Without the pictures, print the lines running from the beginning of the material to the line containing "from bokeh.resources import INLINE", both ends included.

**Source excerpt**:
+++

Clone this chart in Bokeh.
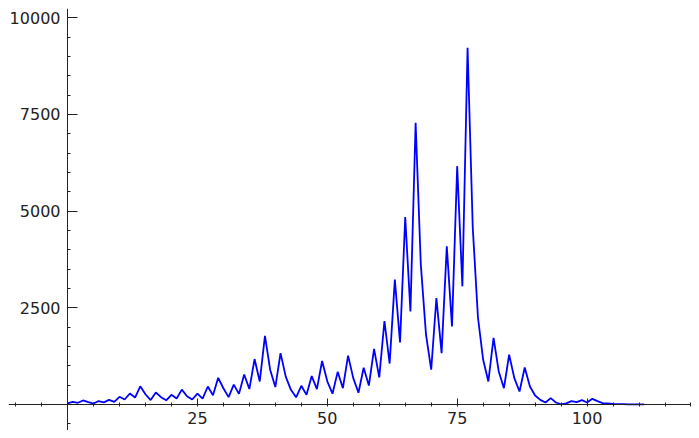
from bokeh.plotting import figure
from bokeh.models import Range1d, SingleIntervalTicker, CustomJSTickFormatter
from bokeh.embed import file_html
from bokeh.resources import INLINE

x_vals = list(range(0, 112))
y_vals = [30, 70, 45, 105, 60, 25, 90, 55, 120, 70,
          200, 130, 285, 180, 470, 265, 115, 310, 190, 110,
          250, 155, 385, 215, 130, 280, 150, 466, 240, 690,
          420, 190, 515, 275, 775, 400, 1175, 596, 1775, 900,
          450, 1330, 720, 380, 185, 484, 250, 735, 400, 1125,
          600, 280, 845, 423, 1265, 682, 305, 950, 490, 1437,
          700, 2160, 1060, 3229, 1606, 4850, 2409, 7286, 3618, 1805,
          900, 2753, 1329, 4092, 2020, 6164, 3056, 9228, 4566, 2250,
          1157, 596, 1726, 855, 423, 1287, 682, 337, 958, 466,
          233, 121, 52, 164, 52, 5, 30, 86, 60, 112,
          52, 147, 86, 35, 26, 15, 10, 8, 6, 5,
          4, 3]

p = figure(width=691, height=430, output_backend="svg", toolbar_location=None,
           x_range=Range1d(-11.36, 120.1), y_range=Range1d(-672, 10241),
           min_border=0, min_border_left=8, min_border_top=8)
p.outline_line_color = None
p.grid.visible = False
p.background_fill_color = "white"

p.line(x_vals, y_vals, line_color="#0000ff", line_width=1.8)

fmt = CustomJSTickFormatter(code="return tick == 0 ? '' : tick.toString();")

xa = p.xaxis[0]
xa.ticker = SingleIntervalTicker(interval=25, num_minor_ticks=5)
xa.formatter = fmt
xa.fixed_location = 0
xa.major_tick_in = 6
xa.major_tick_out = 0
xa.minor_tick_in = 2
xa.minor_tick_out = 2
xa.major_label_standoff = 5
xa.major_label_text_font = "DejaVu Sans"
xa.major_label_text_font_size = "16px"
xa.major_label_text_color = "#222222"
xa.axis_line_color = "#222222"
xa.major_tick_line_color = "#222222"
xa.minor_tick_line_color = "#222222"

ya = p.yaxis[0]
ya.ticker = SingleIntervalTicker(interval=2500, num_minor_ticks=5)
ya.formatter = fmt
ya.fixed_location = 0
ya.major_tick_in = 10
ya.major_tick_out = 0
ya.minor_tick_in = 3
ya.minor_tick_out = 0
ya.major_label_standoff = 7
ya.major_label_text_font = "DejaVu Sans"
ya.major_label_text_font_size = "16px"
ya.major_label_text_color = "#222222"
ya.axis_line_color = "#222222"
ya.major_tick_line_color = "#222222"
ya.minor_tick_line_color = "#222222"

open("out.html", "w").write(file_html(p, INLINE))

+++

**The output**:
Clone this chart in Bokeh.
from bokeh.plotting import figure
from bokeh.models import Range1d, SingleIntervalTicker, CustomJSTickFormatter
from bokeh.embed import file_html
from bokeh.resources import INLINE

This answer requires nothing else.